Like the Deer That Yearns offers a much higher claim for the power of reading then most modern literacy advocates would dare to make, in large part because reading amounts not to an escape in lectio but a way into a larger interpersonal reality. Remarkably, an iconic image of reading as escape—Fragonard’s The Reader—graces the cover of the second book, Raymond Studzinski’s Reading to Live: The Evolving Practice of Lectio Divina. Studzinski is not afraid to use secular sources for his discussion of divine reading; he takes his title from a quotation by Gustav Flaubert, an author rarely held up as a religious exemplar. I think this freedom for Studzinski comes from the fact that the secular (if we understand that turned to mean “not religious”) is not the first or worst enemy of lectio. Rather, he makes a compelling case for the rise of Scholasticism and the European university as the forces that diverted the church from its devotional reading practices.
The desire to systematize knowledge, particularly theology, meant that new relationships with biblical, exegetical, and doctrinal texts were in order after the year 1000. Studzinski argues that lectio requires an embodied text as well as an embodied reader; that is, lectio dwells on the individual page. What scholastic reading did, in his view, was to lift the text from the page into new units of consumption and organization: the verse, the paragraph, the argument, the whole work. Only in the more conservative monasteries did lectio remain a vital practice.
At the end of his book, Studzinski argues that the recovery of lectio has led to a revitalization of lay and clergy spirituality, as evidenced by Benedict XVI’s advocating the practice of lectio among the faithful. Living in what we often referred to as an information age, we can engage in lectio to recover our relationship to the Word—both the speaking-creating God and the human language that is among our divine gifts.
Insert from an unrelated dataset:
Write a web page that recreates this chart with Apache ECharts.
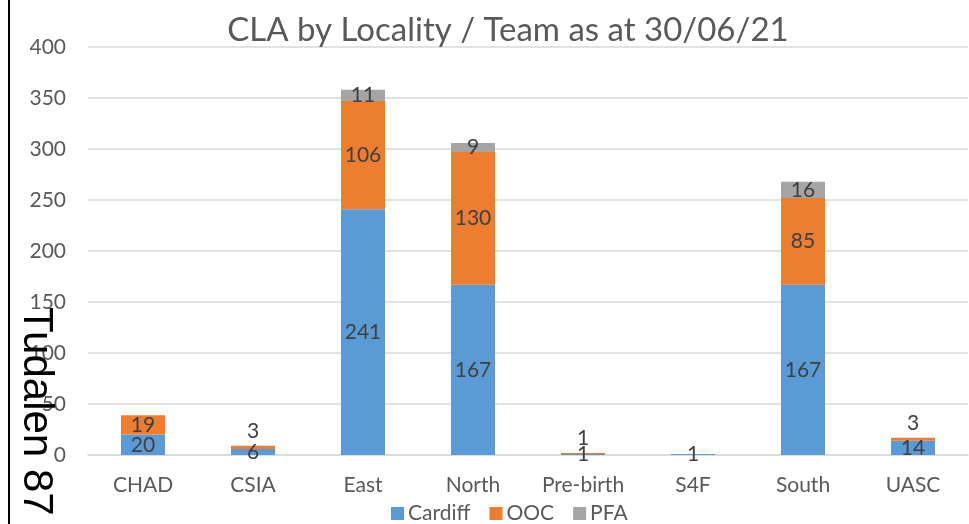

What I take from reading these two small books together is that reading at its most powerful is both deeply personal and fundamentally communal. As Donald Marshall has argued, Stanley Fish’s notion of interpretive communities names more than it means to about the role of the group in the life of literate faith. Where Fish means only to put the brakes on the relativism of reader-response theory, Marshall sees a reader empowered by a loving, practicing communion of believers who meet the text as they meet each other and teach each other how to love the Word. This is a deep mystery, and one that I plan to revisit as I read several classics of reader-response criticism this fall. In the meantime, I hope that we all can find space to slow down, look at the page, and invite the words found there into ourselves as honored guests.
Note: thanks to the Emmanuel D’Alzon Library at Assumption College in Worcester, Massachusetts, where I found an extra copy of Reading to Live as well as some quiet space in which to dictate this blog post.